Идея спектакля отчасти связана с авторской ремаркой: не должно быть бытовых предметов, только воображаемые. “Замечания к постановке” Теннесси Уильямса я прочел значительно позже: “В наше время каждый должен понимать не принципиальность фотографического в искусстве: то, что жизнь, истина или реальность – это органические понятия, которые поэтическое воображение может воспроизвести или предложить в своей сущности только через превращение, через преобразование в иные формы, отличные от тех, что обнаруживаются в явлении. Эти замечания не готовились как предисловие только к этой конкретной пьесе. Они касаются представления о новом пластическом театре, который должен сменить выдохшийся театр реалистических традиций, если, конечно, театр должен вновь обрести свою жизненность как часть нашей культуры”.

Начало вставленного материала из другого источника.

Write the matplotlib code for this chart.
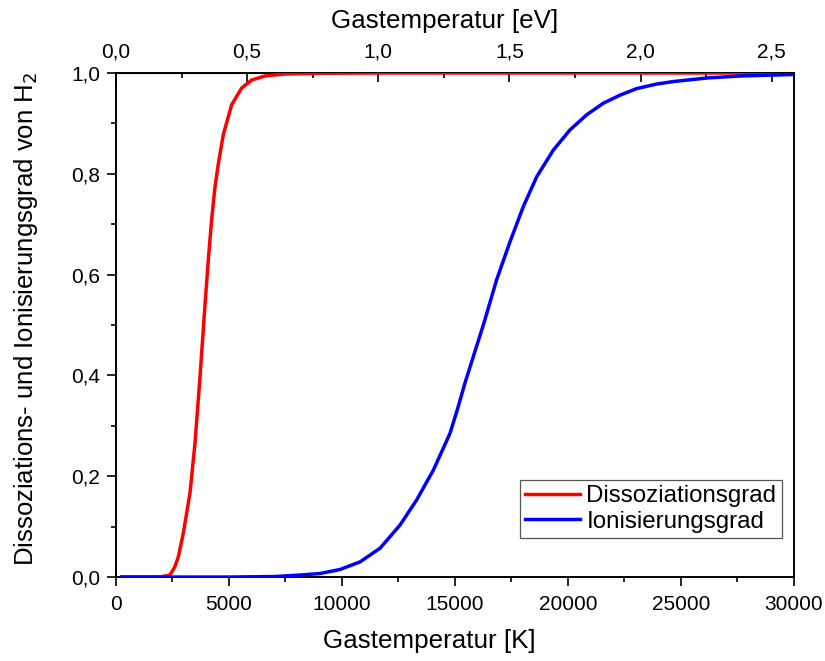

У меня возникло простое решение, такой, можно сказать, апогей формализма – выразить второй план через пластику. Двигались актеры шикарно: говорили об одном, а пластически выражали нечто иное. Тяга матери к сыну, сына к матери, брата к сестре, друга к другу – все выражалось через пластику. Представить такой спектакль в те годы в областном центре было сложно, однако мы его сделали. Ребята этой историей были дико увлечены.
В книге “Записки советского актера” (я ее еще в Шанхае прочитал) Николай Черкасов рассказывает, как они с Мравинским в молодости, во время учебы, подрабатывали статистами в Мариинском театре и в “Борисе Годунове” должны были подхватывать падающего Шаляпина. Секундой раньше он пел, из глаз его катились градом слезы, потом падал и, отвернувшись от зала, говорил им: “Учитесь, как надо”, снова оборачивался в зал и заливался слезами пуще прежнего. Вот это настоящее, актерское – идет от подлинного творчества. То, что мне больше всего нравится – когда не просто правда жизни на сцене, а правда творческая. Это ведь разные вещи: правда творчества и правда жизни. Чистый реализм на сцене, наверное, невозможен. Ведь наше искусство условное. А артист должен оправдывать любую ситуацию.
Станиславский рассказывает про мальчика: тот пришел на прогон, посмотрел и сказал, что дома в доме не бывает. И Константин Сергеевич согласился!
В РАМТе начинающий режиссер волнуется: “Какая странная ситуация в пьесе: люди превращаются в рыбок”. Я отвечаю: “Как только вы об этом подумаете, вам конец. И актера собьете с толку. Если он засомневается, что человек на сцене может превратиться в рыбу, значит, он – не актер”.
В Александринском театре Акимов построил огромный пандус во всю сцену, на нем нужно было играть. Пришел на репетицию знаменитый артист Илларион Певцов – тот, который в жизни заикался, а на сцене – нет. Посмотрел, развернулся и ушел. Вернулся только через две недели и стал репетировать как ни в чем не бывало. А на недоуменный вопрос партнеров ответил, что за это время для себя определил психологию героя: “Я понял: раз мой сумасшедший брат-архитектор подарил мне этот дом, то я буду в нем жить, а что мне остается?”
Другой бы просто ходил по этому пандусу, а Певцову нужно было оправдать свое существование в таком пространстве.
В основе спектакля всегда лежит конфликт. Нужно искать, что происходит между людьми помимо слов, и тогда конфликт возникает даже в сценах, ничего подобного как будто не предполагающих.
Слова и жесты часто не совпадают с тем, что мы думаем и чувствуем. На сцене каждую минуту должно происходить своего рода упражнение на координацию, когда одной рукой стучишь себя по голове, а другой гладишь по животу. Мысль не обязана совпадать с пластикой.
Если актер умеет одновременно держать все три плана (что мой персонаж делает, что он при этом думает и как я к нему отношусь), он и есть настоящий мастер.
Актерская природа, мне кажется, какая была, такая есть и будет. Беда же наша в том, что из профессии уходит содержание, утрачивается ценность мировоззрения отдельной личности, и отсюда возникает стремление к усредненности. Стирание индивидуальности происходит тогда, когда человек начинает искать отмычки в профессии, с которыми ему легче существовать. Конечно, есть чисто технологические приемы, без которых действительно не обойтись, важно только, чтобы они не становились единственными.
Иногда народ жалуется: мол, слишком загружены работой. Я всем советую вслух эти слова не произносить. Были эпизоды, когда кто-то из актеров просил: “Не занимайте меня, пожалуйста, у меня и так много ролей. Можно, я поеду на дачу, маме помогу?” А потом возвращается человек, и нет для него почему-то новых ролей. Так складывается не потому, что я нарочно хочу проучить, а само по себе, не находится материала.